I’m posting the last of the pictures, thoughts and musings I have from our last days in Michigan over on A Poly Life: Michigan – Endings and Beginnings. (Link opens in a new window.) The topic and tone seems much more suited to that space to me, even if I posted the beginnings of the trip here.
I started posting my trip notes here originally because I thought I’d have some play to talk about. W had sent me with a list of activities to partake in, if I was able (buttplug wearing, chimeballs, writing assignments, high heels, etc.) but…it just didn’t work out for various reasons. It’s not a bad thing that it didn’t work out that way, and in fact would have detracted from the wonderfully emotionally-intimate atmosphere that pervaded the entire weekend if I had been doing kink-on-the-sly, so I am glad that he gave me the choice to participate or not. But what that also meant was that I didn’t have anything overtly kinky to talk about. I still chose to post my pics here, and actually much of what The Missy and I talked about had to do with sex and relationship, but still…
Honestly I am still struggling with the separation between my kink life and what I see as “family” life. Posting about non-kink stuff here makes me feel a bit uncomfortable, regardless of the fact that so many of you chimed in on my poll and said that you’d be perfectly happy seeing APL and PoJ integrated.
In an interesting (and somewhat disconcerting) twist, though, my enforced (and somewhat artificial and not-always-clear-cut) separation of the two spaces may be a construct whose time is coming to an end anyway: The Missy found APL the other day while we were in Michigan. How that happened, and the possible repercussions–as well as the discussion the discovery engendered–will have to be the topic of another post, though, as I don’t have the time or energy just now to get it all down on paper. It wasn’t bad…and certainly not all that unexpected, as she has been asking more and more direct questions about my writing, and has recently started a blog herself…but it complicates things, and has given me some anxiety about her inevitable discovery of this space and what she will find here, and what the fallout will be from that. I do not feel shame in what I do or who I am, but I dread the nearly-unavoidable change this will cause in our relationship, as it is bound to affect how she sees me, her mother.
I hope that it does not damage our relationship.

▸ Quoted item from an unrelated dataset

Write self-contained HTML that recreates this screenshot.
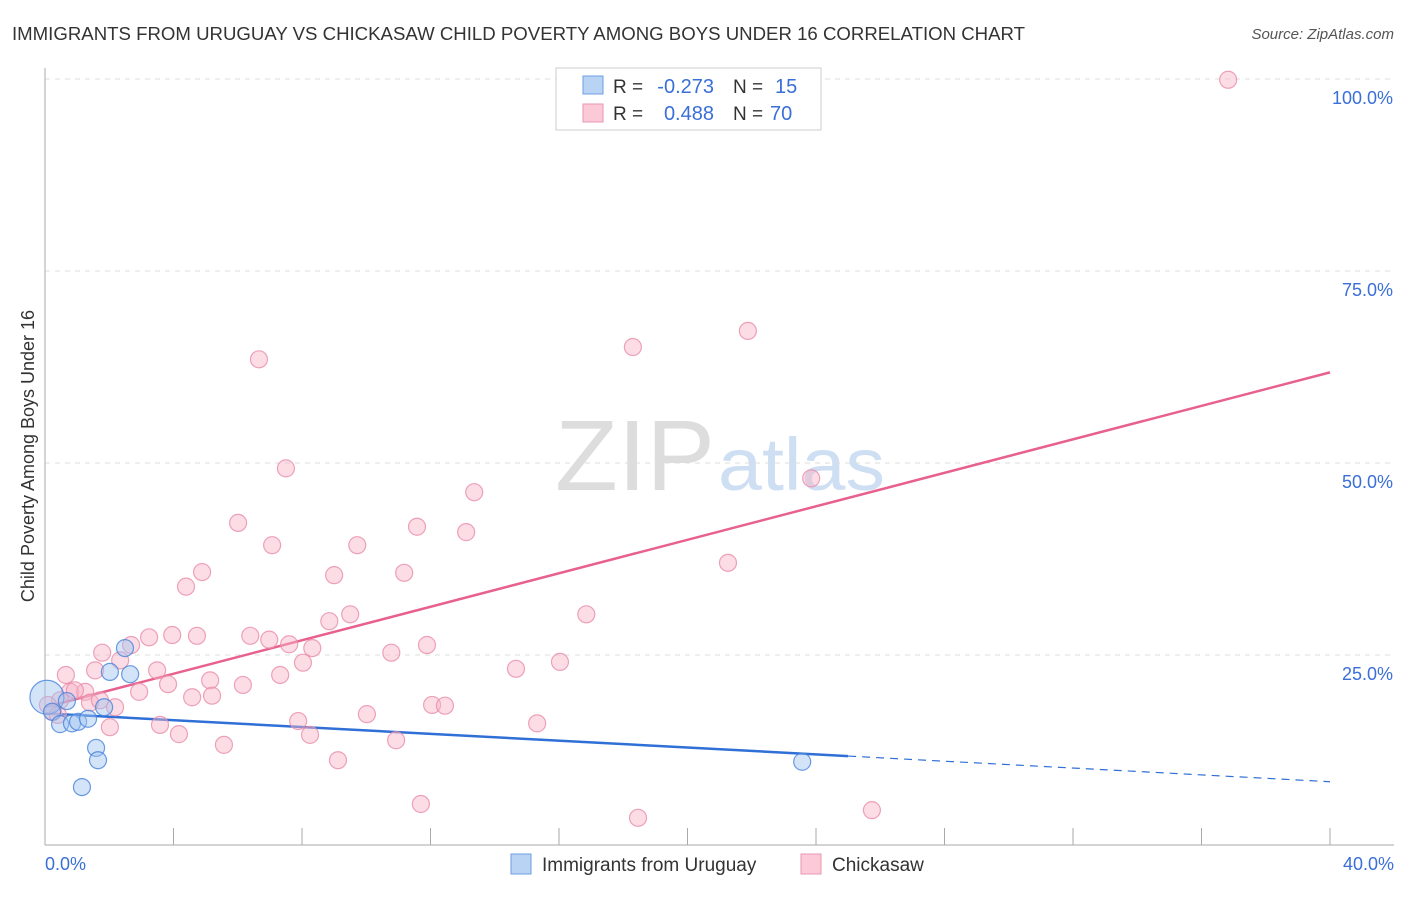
<!DOCTYPE html>
<html><head><meta charset="utf-8"><style>
body{margin:0;background:#fff;font-family:"Liberation Sans",sans-serif}
svg text{font-family:"Liberation Sans",sans-serif}
</style></head><body>
<svg id="c" width="1406" height="892">
<text x="12" y="40" font-size="18" fill="#333" textLength="1013" lengthAdjust="spacingAndGlyphs">IMMIGRANTS FROM URUGUAY VS CHICKASAW CHILD POVERTY AMONG BOYS UNDER 16 CORRELATION CHART</text>
<text x="1394" y="39" font-size="15" fill="#555" text-anchor="end" font-style="italic">Source: ZipAtlas.com</text>
<text x="0" y="0" transform="translate(34,456) rotate(-90)" font-size="18" fill="#333" text-anchor="middle">Child Poverty Among Boys Under 16</text>
<text x="715" y="490" font-size="100" fill="#ddd" text-anchor="end" font-family="Liberation Serif" textLength="160" lengthAdjust="spacingAndGlyphs">ZIP</text>
<text x="718" y="490" font-size="74" fill="#cfdff3" textLength="167" lengthAdjust="spacingAndGlyphs">atlas</text>
<g id="grid"></g><g id="axes"></g><g id="lines"></g><g id="pts"></g>
<g>
<rect x="556" y="68" width="265" height="62" fill="#fff" stroke="#ccc"/>
<rect x="583" y="76" width="20" height="18" fill="#b9d3f5" stroke="#6d9fe0"/>
<rect x="583" y="104" width="20" height="18" fill="#fbc9d8" stroke="#eb95b1"/>
<text x="613" y="93" font-size="19" fill="#333">R =</text>
<text x="714" y="93" font-size="20" fill="#3a6fd8" text-anchor="end">-0.273</text>
<text x="733" y="93" font-size="19" fill="#333">N =</text>
<text x="775" y="93" font-size="20" fill="#3a6fd8">15</text>
<text x="613" y="120" font-size="19" fill="#333">R =</text>
<text x="714" y="120" font-size="20" fill="#3a6fd8" text-anchor="end">0.488</text>
<text x="733" y="120" font-size="19" fill="#333">N =</text>
<text x="770" y="120" font-size="20" fill="#3a6fd8">70</text>
</g>
<g>
<rect x="511" y="854" width="20" height="20" fill="#b9d3f5" stroke="#6d9fe0"/>
<text x="542" y="871" font-size="19" fill="#333">Immigrants from Uruguay</text>
<rect x="801" y="854" width="20" height="20" fill="#fbc9d8" stroke="#eb95b1"/>
<text x="832" y="871" font-size="19" fill="#333">Chickasaw</text>
</g>
</svg>
<script>
const yTicks=[25,50,75,100];
const xTickLabels=["0.0%","40.0%"];
const blueX=[0.06,0.22,0.47,0.84,1.03,1.34,0.68,1.59,1.65,1.15,2.02,2.65,1.84,2.49,23.57];
const blueY=[19.5,17.6,16.0,16.1,16.3,16.7,19.0,12.9,11.3,7.8,22.8,22.5,18.2,25.9,11.1];
const pinkX=[36.83,21.88,18.30,6.66,7.50,23.85,13.36,6.01,11.58,13.11,7.07,9.72,4.89,9.00,11.18,4.39,21.26,9.50,16.85,8.85,3.24,3.96,4.73,6.39,6.98,7.60,8.32,2.68,1.78,2.34,10.78,11.89,16.03,14.66,0.65,1.56,3.49,7.32,8.03,3.83,5.14,6.16,2.93,0.78,1.25,4.58,5.20,0.47,1.40,2.18,12.05,12.45,0.25,2.02,3.58,4.17,5.57,7.88,8.25,10.02,10.93,9.12,15.32,11.70,18.46,25.74,0.09,0.40,1.71,0.93];
const pinkY=[99.9,67.2,65.1,63.5,49.3,48.0,46.2,42.2,41.7,41.0,39.3,39.3,35.8,35.4,35.7,33.9,37.0,30.3,30.3,29.4,27.3,27.6,27.5,27.5,27.0,26.4,25.9,26.3,25.3,24.3,25.3,26.3,24.1,23.2,22.4,23.0,23.0,22.4,24.0,21.2,21.7,21.1,20.2,20.2,20.2,19.5,19.7,19.1,18.8,18.2,18.5,18.4,17.6,15.6,15.9,14.7,13.3,16.4,14.6,17.3,13.9,11.3,16.1,5.6,3.8,4.8,18.5,17.2,19.1,20.4];
const blueTrend=[17.4,8.5], blueSolidEnd=25;
const pinkTrend=[18.2,61.8];
const NS="http://www.w3.org/2000/svg";
const X=v=>45+v*32.125, Y=v=>847-v*7.68;
function mk(tag,attrs,parent){const e=document.createElementNS(NS,tag);for(const k in attrs)e.setAttribute(k,attrs[k]);document.getElementById(parent).appendChild(e);return e;}
yTicks.forEach(t=>{
 const l=mk('line',{x1:45,x2:1394,y1:Y(t),y2:Y(t),stroke:'#ddd','stroke-dasharray':'5,5'},'grid');
 
 
 const tx=mk('text',{x:1393,y:Y(t)+25,'font-size':18,fill:'#3a6fd8','text-anchor':'end'},'grid');
 tx.textContent=t.toFixed(1)+'%';
 
 
});
let a=mk('line',{x1:45,x2:45,y1:68,y2:845,stroke:'#aaa'},'axes');


a=mk('line',{x1:45,x2:1394,y1:845,y2:845,stroke:'#aaa'},'axes');


for(let i=0;i<=10;i++){const t=mk('line',{x1:X(i*4),x2:X(i*4),y1:828,y2:845,stroke:'#aaa'},'axes');
 
 }
[[0,45,'start'],[40,1394,'end']].forEach((d,i)=>{const t=mk('text',{x:d[1],y:870,'font-size':18,fill:'#3a6fd8','text-anchor':d[2]},'axes');t.textContent=xTickLabels[i];
 
 });
function ptsOf(xs,ys,fill,stroke,name){xs.forEach((x,i)=>{const c=mk('circle',{cx:X(x),cy:Y(ys[i]),r:(name==='blue-point'&&i===0)?17:8.5,fill:fill,stroke:stroke,'stroke-width':1.2},'pts');
 
 });}
ptsOf(pinkX,pinkY,'rgba(248,180,200,0.45)','rgba(232,140,170,0.8)','pink-point');
ptsOf(blueX,blueY,'rgba(160,195,240,0.45)','rgba(70,130,220,0.8)','blue-point');
const bAt=x=>blueTrend[0]+(blueTrend[1]-blueTrend[0])*x/40;
let l=mk('line',{x1:X(0),y1:Y(pinkTrend[0]),x2:X(40),y2:Y(pinkTrend[1]),stroke:'#e8608e','stroke-width':2.5},'lines');


l=mk('line',{x1:X(0),y1:Y(bAt(0)),x2:X(blueSolidEnd),y2:Y(bAt(blueSolidEnd)),stroke:'#2f6fd6','stroke-width':2.5},'lines');


l=mk('line',{x1:X(blueSolidEnd),y1:Y(bAt(blueSolidEnd)),x2:X(40),y2:Y(bAt(40)),stroke:'#2f6fd6','stroke-width':1.2,'stroke-dasharray':'8,6'},'lines');


</script>
</body></html>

In any case, the bottom line (for the moment) is that you’ll want to go over to APL for the last of the Michigan pics, and the jury’s still out on how/if the two spaces will be integrated in the new domain. I’ll be sure to keep ya’ll updated, though. 😉
I found that such a beautiful post at APL, Jade. I’m commenting here because I wasn’t sure given your daughter’s finding out about it and perhaps not knowing about this one if a comment there would offer a connection that could be followed back here, if you will…. But anyway, thanks for sharing all this, and again, I really loved what you had to say there. All best. Xoxoxo
Thank you so much, both for your kind words, and your discretion. But I would have been fine with your comment over there–she’s too smart not to find this space here, now that she’s found that one there, if she really wants to. I did take off the direct link in the sidebar to PoJ, but I have mentions of it and links posted throughout it, so it’s only a matter of time. And…when it happens…we’ll talk. Just like we always do. 🙂
I do find what you’ve shared about your relationship with your daughter (as I’ve interpreted it) inspiring—and profoundly beautiful. Thank you again for sharing what you have, and I wish you both all the very best. Hugs!
Tricky. Tread carefully and take your time – don’t rush this decision.